The plan sets up a wider debate about freedom of conscience once the parliament votes on marriage equality, as politicians from all sides vow to act on the resounding 61.6 per cent support for changes to the Marriage Act in the nationwide postal vote.

In a strategic intervention late yesterday, Immigration Minister Peter Dutton called for a “free discussion in the new year” over the full scope of religious freedoms in a way that would not stymie the vote on marriage in the coming weeks.

However, conservative Liberal and National senators yesterday confirmed to The Australian that they would defy calls for the issue of parental rights to be pushed back until next year and intended to put up a range of amendments including parental rights.

The Senate opened debate on marriage reform yesterday but is yet to find a consensus on amendments such as protecting free speech, mandating parental rights, exempting civil celebrants or shielding religious charities from funding cuts if they believe in traditional marriage.

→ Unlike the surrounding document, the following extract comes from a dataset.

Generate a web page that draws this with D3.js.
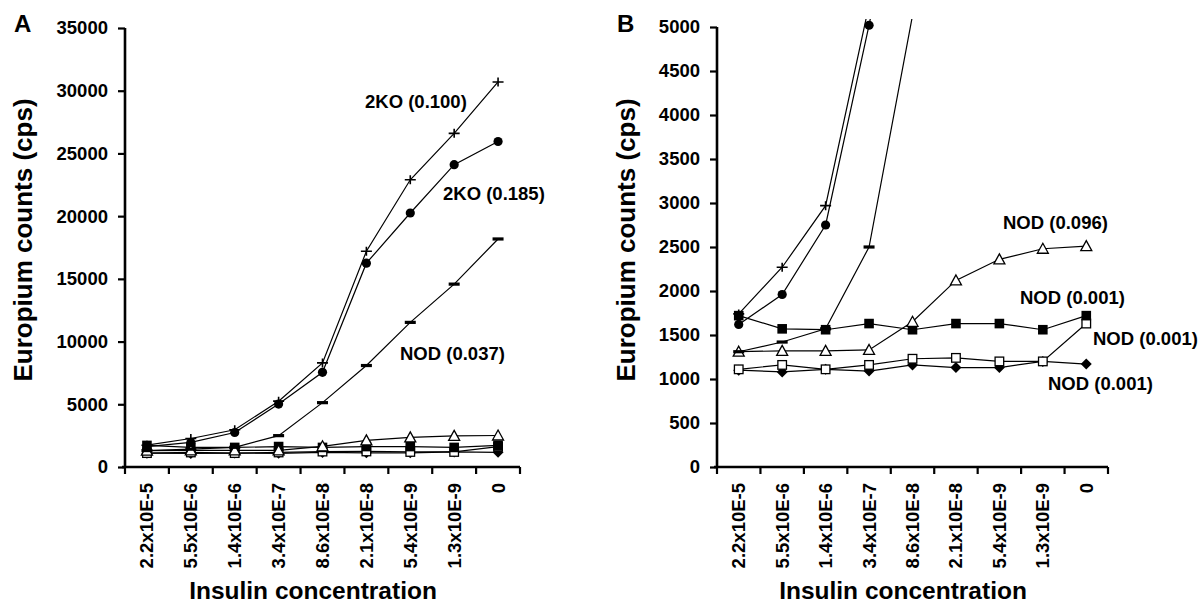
<!DOCTYPE html>
<html><head><meta charset="utf-8">
<script src="https://cdn.jsdelivr.net/npm/d3@7"></script>
<style>
body{margin:0;background:#fff;}
svg{display:block;font-family:"Liberation Sans",Arial,sans-serif;font-weight:bold;}
</style></head>
<body><svg id="c" width="1200" height="605"></svg>
<script>
const categories = ["2.2x10E-5","5.5x10E-6","1.4x10E-6","3.4x10E-7","8.6x10E-8","2.1x10E-8","5.4x10E-9","1.3x10E-9","0"];
const ko100   = [1740, 2270, 2970, 5250, 8300, 17200, 22900, 26600, 30700];
const ko185   = [1620, 1960, 2750, 5020, 7550, 16250, 20250, 24100, 25950];
const nod037  = [1310, 1420, 1570, 2500, 5130, 8090, 11530, 14580, 18180];
const nod096  = [1310, 1320, 1320, 1330, 1650, 2120, 2360, 2480, 2510];
const nod001a = [1720, 1570, 1560, 1630, 1560, 1630, 1630, 1560, 1720];
const nod001b = [1110, 1160, 1110, 1160, 1230, 1240, 1200, 1200, 1630];
const nod001c = [1100, 1080, 1110, 1090, 1160, 1130, 1130, 1200, 1170];
const ticksA = [0,5000,10000,15000,20000,25000,30000,35000];
const ticksB = [0,500,1000,1500,2000,2500,3000,3500,4000,4500,5000];

const series = [
  {v: nod001c, m: "diamond"},
  {v: nod001b, m: "osquare"},
  {v: nod001a, m: "fsquare"},
  {v: nod096,  m: "otri"},
  {v: nod037,  m: "dash"},
  {v: ko185,   m: "circle"},
  {v: ko100,   m: "plus"}
];

const svg = d3.select("#c");

function marker(g, type){
  switch(type){
    case "plus": g.append("path").attr("d","M-5.5,0H5.5M0,-4.5V4.5").attr("stroke","#000").attr("stroke-width",1.6).attr("fill","none"); break;
    case "circle": g.append("circle").attr("r",4.6).attr("fill","#000"); break;
    case "dash": g.append("rect").attr("x",-5.5).attr("y",-1.6).attr("width",11).attr("height",3.2).attr("fill","#000"); break;
    case "otri": g.append("path").attr("d","M0,-5.5L5.5,4.5H-5.5Z").attr("fill","#fff").attr("stroke","#000").attr("stroke-width",1.3); break;
    case "fsquare": g.append("rect").attr("x",-4.8).attr("y",-4.8).attr("width",9.6).attr("height",9.6).attr("fill","#000"); break;
    case "osquare": g.append("rect").attr("x",-4.3).attr("y",-4.3).attr("width",8.6).attr("height",8.6).attr("fill","#fff").attr("stroke","#000").attr("stroke-width",1.3); break;
    case "diamond": g.append("path").attr("d","M0,-5.5L5.5,0L0,5.5L-5.5,0Z").attr("fill","#000"); break;
  }
}

function panel(cfg){
  const x = d3.scaleBand().domain(categories).range([cfg.x0, cfg.x1]).paddingInner(0).paddingOuter(0);
  const y = d3.scaleLinear().domain([0, cfg.max]).range([cfg.y0, cfg.y1]);
  const cx = c => x(c) + x.bandwidth()/2;
  const root = svg.append("g");

  const clipId = "clip" + cfg.id;
  root.append("clipPath").attr("id", clipId).append("rect")
    .attr("x", cfg.x0 - 20).attr("y", cfg.y1 - 8)
    .attr("width", cfg.x1 - cfg.x0 + 40).attr("height", cfg.y0 - cfg.y1 + 30);
  const plot = root.append("g").attr("clip-path", `url(#${clipId})`);

  const line = d3.line().x((d,i)=>cx(categories[i])).y(d=>y(d));
  series.forEach(s=>{
    plot.append("path").datum(s.v).attr("d", line)
      .attr("fill","none").attr("stroke","#000").attr("stroke-width",1.2);
  });
  series.forEach(s=>{
    s.v.forEach((d,i)=>{
      const g = plot.append("g").attr("transform",`translate(${cx(categories[i])},${y(d)})`);
      marker(g, s.m);
    });
  });

  // y axis
  const ya = root.append("g").attr("transform",`translate(${cfg.x0},0)`)
    .call(d3.axisLeft(y).tickValues(cfg.ticks).tickSize(7).tickPadding(10).tickFormat(d3.format("d")));
  ya.select(".domain").attr("stroke-width",2.6).attr("d",`M0,${cfg.y0}V${cfg.y1}`);
  ya.selectAll(".tick line").attr("stroke-width",2.2);
  ya.selectAll(".tick text").attr("font-size",18.5).attr("font-family","Liberation Sans, Arial").attr("font-weight","bold").attr("fill","#000");

  // x axis
  const xa = root.append("g").attr("transform",`translate(0,${cfg.y0})`)
    .call(d3.axisBottom(x).tickSize(0).tickPadding(0));
  xa.select(".domain").attr("stroke-width",2.6).attr("d",`M${cfg.x0-3},0H${cfg.x1}`);
  xa.selectAll(".tick text")
    .attr("font-size",18.5).attr("font-family","Liberation Sans, Arial").attr("font-weight","bold").attr("fill","#000")
    .attr("text-anchor","end").attr("transform","rotate(-90)")
    .attr("x",-16).attr("y",0).attr("dy","0.35em");
  const bounds = categories.map(c=>x(c)).concat([cfg.x1]);
  xa.selectAll(".bt").data(bounds).enter().append("line")
    .attr("x1",d=>d).attr("x2",d=>d).attr("y1",0).attr("y2",7)
    .attr("stroke","#000").attr("stroke-width",2.2);

  // titles
  root.append("text").attr("transform",`translate(${cfg.ytx},240) rotate(-90)`)
    .attr("text-anchor","middle").attr("font-size",26).text("Europium counts (cps)");
  root.append("text").attr("x",cfg.xtx).attr("y",599)
    .attr("text-anchor","middle").attr("font-size",24.5).text("Insulin concentration");
  root.append("text").attr("x",cfg.lx).attr("y",32).attr("font-size",24).text(cfg.letter);

  cfg.labels.forEach(l=>{
    root.append("text").attr("x",l[1]).attr("y",l[2]).attr("font-size",18.5).text(l[0]);
  });
}

panel({id:"A", x0:125, x1:520, y0:467, y1:28, max:35000, ticks:ticksA, ytx:32, xtx:313, lx:14, letter:"A",
  labels:[["2KO (0.100)",365,108],["2KO (0.185)",443,200],["NOD (0.037)",400,360]]});
panel({id:"B", x0:717, x1:1108, y0:467, y1:27, max:5000, ticks:ticksB, ytx:635, xtx:903, lx:617, letter:"B",
  labels:[["NOD (0.096)",1003,229],["NOD (0.001)",1020,304],["NOD (0.001)",1093,345],["NOD (0.001)",1048,390]]});
</script></body></html>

Despite Mr Dutton’s suggestion that debate on parental rights could be deferred to next year, Senate conservatives are pushing on with an amendment that will dare senators to vote against protection of parental rights.

Malcolm Turnbull said he was “very, very confident” that same-sex marriage would be legislated by Christmas, as he emphasised there would be no government ruling on amendments, leaving each to a free vote in parliament. “There will be a lot of amendments moved: some of them will get up, most of them probably won’t,” the Prime Minister said.